● Work to be completed
Could the lines from the start of the data through the line with "Chart.register(...registerables);" be set down exactly, with no pictures among them?

● Given data
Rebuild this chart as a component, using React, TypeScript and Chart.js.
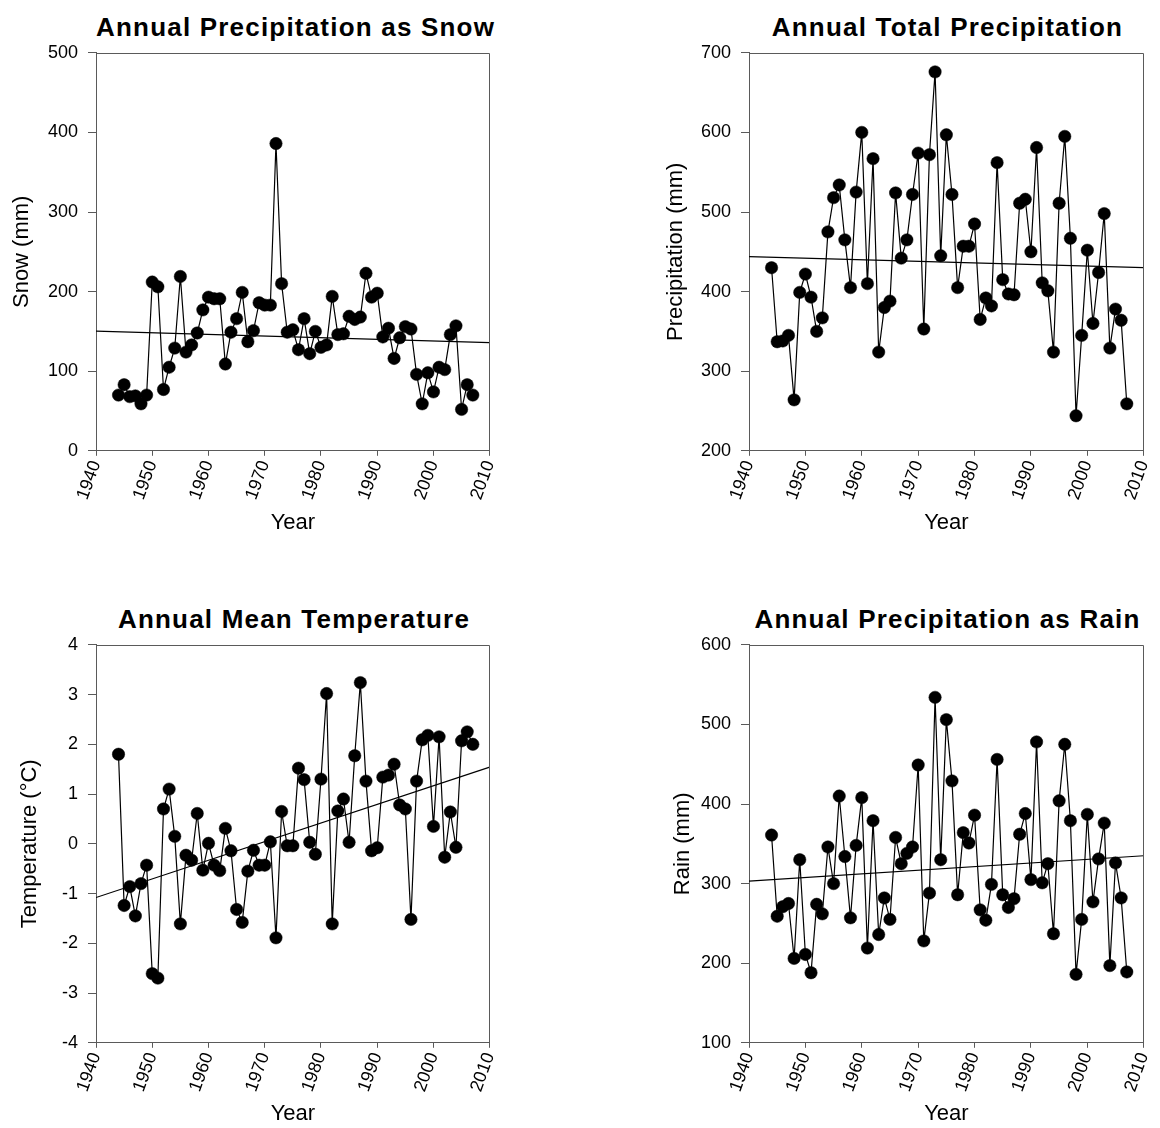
import React, { useEffect, useRef } from "react";
import { Chart, registerables } from "chart.js";

Chart.register(...registerables);

const FONT = "'Liberation Sans', Arial, Helvetica, sans-serif";
const AXIS_COLOR = "#5a5a5a";

const YEARS = [
  1944, 1945, 1946, 1947, 1948, 1949, 1950, 1951, 1952, 1953,
  1954, 1955, 1956, 1957, 1958, 1959, 1960, 1961, 1962, 1963,
  1964, 1965, 1966, 1967, 1968, 1969, 1970, 1971, 1972, 1973,
  1974, 1975, 1976, 1977, 1978, 1979, 1980, 1981, 1982, 1983,
  1984, 1985, 1986, 1987, 1988, 1989, 1990, 1991, 1992, 1993,
  1994, 1995, 1996, 1997, 1998, 1999, 2000, 2001, 2002, 2003,
  2004, 2005, 2006, 2007,
];

const SNOW = [
  70, 83, 68, 69, 59, 70, 212, 206, 77, 105,
  129, 219, 124, 133, 148, 177, 193, 191, 191, 109,
  149, 166, 199, 137, 151, 186, 183, 183, 386, 210,
  149, 152, 127, 166, 122, 150, 130, 133, 194, 146,
  147, 169, 165, 168, 223, 193, 198, 143, 154, 116,
  142, 156, 153, 96, 59, 98, 74, 105, 102, 146,
  157, 52, 83, 70,
];

const TOTAL = [
  430, 337, 338, 345, 264, 399, 422, 393, 350, 367,
  475, 518, 534, 465, 405, 525, 600, 410, 567, 324,
  380, 388, 524, 442, 465, 522, 574, 353, 572, 676,
  445, 597, 522, 405, 457, 457, 485, 365, 392, 382,
  562, 415, 397, 396, 511, 516, 450, 581, 411, 401,
  324, 511, 595, 467, 244, 345, 452, 360, 424, 498,
  329, 378, 364, 259,
];

const TEMP = [
  1.8, -1.24, -0.86, -1.45, -0.8, -0.43, -2.61, -2.7, 0.7, 1.1,
  0.15, -1.61, -0.23, -0.33, 0.61, -0.53, 0.01, -0.43, -0.54, 0.31,
  -0.14, -1.32, -1.58, -0.55, -0.13, -0.43, -0.43, 0.04, -1.89, 0.65,
  -0.04, -0.04, 1.52, 1.29, 0.03, -0.21, 1.3, 3.02, -1.61, 0.66,
  0.9, 0.03, 1.77, 3.24, 1.26, -0.14, -0.08, 1.34, 1.38, 1.6,
  0.78, 0.7, -1.52, 1.26, 2.09, 2.18, 0.35, 2.15, -0.27, 0.64,
  -0.07, 2.07, 2.25, 2.0,
];

const RAIN = [
  361, 259, 271, 275, 206, 330, 211, 188, 274, 262,
  346, 300, 410, 334, 257, 348, 408, 219, 379, 236,
  282, 255, 358, 325, 338, 346, 449, 228, 288, 534,
  330, 506, 429, 286, 364, 351, 386, 267, 254, 299,
  456, 286, 270, 281, 362, 388, 305, 478, 301, 325,
  237, 404, 475, 379, 186, 255, 387, 277, 331, 376,
  197, 326, 282, 189,
];

// Trend lines: values at the two ends of the year axis
const TREND_YEARS = [1940, 2010];
const SNOW_TREND = [150.4, 136];
const TOTAL_TREND = [444, 430];
const TEMP_TREND = [-1.08, 1.54];
const RAIN_TREND = [303, 335];

const X_MIN = 1940;
const X_MAX = 2010;
const X_STEP = 10;

type Panel = {
  title: string;
  yLabel: string;
  values: number[];
  trend: number[];
  yMin: number;
  yMax: number;
  yStep: number;
  L: number;
  R: number;
  T: number;
  B: number;
  yTitleX: number;
  xTitleY: number;
  titleBaseline: number;
};

const PANELS: Panel[] = [
  {
    title: "Annual Precipitation as Snow",
    yLabel: "Snow (mm)",
    values: SNOW,
    trend: SNOW_TREND,
    yMin: 0, yMax: 500, yStep: 100,
    L: 96, R: 492, T: 52, B: 451,
    yTitleX: 22.5, xTitleY: 523, titleBaseline: 36,
  },
  {
    title: "Annual Total Precipitation",
    yLabel: "Precipitation (mm)",
    values: TOTAL,
    trend: TOTAL_TREND,
    yMin: 200, yMax: 700, yStep: 100,
    L: 749, R: 1146, T: 52, B: 451,
    yTitleX: 676, xTitleY: 523, titleBaseline: 36,
  },
  {
    title: "Annual Mean Temperature",
    yLabel: "Temperature (°C)",
    values: TEMP,
    trend: TEMP_TREND,
    yMin: -4, yMax: 4, yStep: 1,
    L: 96, R: 492, T: 644, B: 1043,
    yTitleX: 30, xTitleY: 1114, titleBaseline: 628,
  },
  {
    title: "Annual Precipitation as Rain",
    yLabel: "Rain (mm)",
    values: RAIN,
    trend: RAIN_TREND,
    yMin: 100, yMax: 600, yStep: 100,
    L: 749, R: 1146, T: 644, B: 1043,
    yTitleX: 683, xTitleY: 1114, titleBaseline: 628,
  },
];

const framePlugin = {
  id: "frameTopRight",
  afterDraw(chart: any) {
    const { ctx, chartArea } = chart;
    const top = Math.round(chartArea.top) + 0.5;
    const right = Math.round(chartArea.right) - 0.5;
    ctx.save();
    ctx.strokeStyle = AXIS_COLOR;
    ctx.lineWidth = 1;
    ctx.beginPath();
    ctx.moveTo(chartArea.left, top);
    ctx.lineTo(right, top);
    ctx.lineTo(right, chartArea.bottom);
    ctx.stroke();
    ctx.restore();
  },
};

function PanelChart({ p }: { p: Panel }) {
  const ref = useRef<HTMLCanvasElement | null>(null);

  const yTitleHalf = 13.2;
  const canvasLeft = Math.round(p.yTitleX - yTitleHalf);
  const canvasTop = p.T - 20;
  const padTop = 20;
  const padRight = 20;
  const yAxisWidth = p.L - canvasLeft;
  const xAxisHeight = p.xTitleY + yTitleHalf - p.B;
  const padBottom = 6;
  const canvasW = p.R + padRight - canvasLeft;
  const canvasH = p.B + xAxisHeight + padBottom - canvasTop;

  useEffect(() => {
    if (!ref.current) return;
    const points = YEARS.map((yr, i) => ({ x: yr, y: p.values[i] }));
    const trendPts = TREND_YEARS.map((yr, i) => ({ x: yr, y: p.trend[i] }));
    const chart = new Chart(ref.current, {
      type: "line",
      data: {
        datasets: [
          {
            data: points,
            borderColor: "#000",
            borderWidth: 1.2,
            backgroundColor: "#000",
            pointRadius: 6.2,
            pointHoverRadius: 6.2,
            pointBackgroundColor: "#000",
            pointBorderColor: "#000",
            pointBorderWidth: 0.5,
            tension: 0,
          },
          {
            data: trendPts,
            borderColor: "#000",
            borderWidth: 1.2,
            pointRadius: 0,
            pointHoverRadius: 0,
            tension: 0,
          },
        ],
      },
      options: {
        responsive: false,
        animation: false,
        events: [],
        layout: {
          padding: { left: 0, right: padRight, top: padTop, bottom: padBottom },
        },
        plugins: {
          legend: { display: false },
          tooltip: { enabled: false },
          title: { display: false },
        },
        scales: {
          x: {
            type: "linear",
            min: X_MIN,
            max: X_MAX,
            ticks: {
              stepSize: X_STEP,
              minRotation: 70,
              maxRotation: 70,
              autoSkip: false,
              padding: 2,
              color: "#000",
              font: { family: FONT, size: 18 },
              callback: (v: any) => String(v),
            },
            grid: {
              drawOnChartArea: false,
              drawTicks: true,
              tickLength: 5,
              color: AXIS_COLOR,
              lineWidth: 1,
            },
            border: { display: true, color: AXIS_COLOR, width: 1 },
            title: {
              display: true,
              text: "Year",
              color: "#000",
              font: { family: FONT, size: 22 },
              padding: 0,
            },
            afterFit: (s: any) => {
              s.height = xAxisHeight;
            },
          },
          y: {
            type: "linear",
            min: p.yMin,
            max: p.yMax,
            ticks: {
              stepSize: p.yStep,
              padding: 10,
              color: "#000",
              font: { family: FONT, size: 18 },
              callback: (v: any) => String(v),
            },
            grid: {
              drawOnChartArea: false,
              drawTicks: true,
              tickLength: 8,
              color: AXIS_COLOR,
              lineWidth: 1,
            },
            border: { display: true, color: AXIS_COLOR, width: 1 },
            title: {
              display: true,
              text: p.yLabel,
              color: "#000",
              font: { family: FONT, size: 22 },
              padding: 0,
            },
            afterFit: (s: any) => {
              s.width = yAxisWidth;
            },
          },
        },
      },
      plugins: [framePlugin],
    } as any);
    return () => chart.destroy();
  }, []);

  return (
    <>
      <div
        style={{
          position: "absolute",
          left: p.L,
          width: p.R - p.L,
          top: p.titleBaseline - 22,
          height: 26,
          lineHeight: "26px",
          fontFamily: FONT,
          fontWeight: "bold",
          fontSize: 26,
          letterSpacing: "1.2px",
          textAlign: "center",
          whiteSpace: "nowrap",
          color: "#000",
        }}
      >
        {p.title}
      </div>
      <canvas
        ref={ref}
        width={canvasW}
        height={canvasH}
        style={{
          position: "absolute",
          left: canvasLeft,
          top: canvasTop,
          width: canvasW,
          height: canvasH,
          display: "block",
        }}
      />
    </>
  );
}

export default function App() {
  return (
    <div
      style={{
        position: "absolute",
        left: 0,
        top: 0,
        width: 1160,
        height: 1128,
        background: "#fff",
        overflow: "hidden",
      }}
    >
      {PANELS.map((p, i) => (
        <PanelChart key={i} p={p} />
      ))}
    </div>
  );
}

● Response to the task
Rebuild this chart as a component, using React, TypeScript and Chart.js.
import React, { useEffect, useRef } from "react";
import { Chart, registerables } from "chart.js";

Chart.register(...registerables);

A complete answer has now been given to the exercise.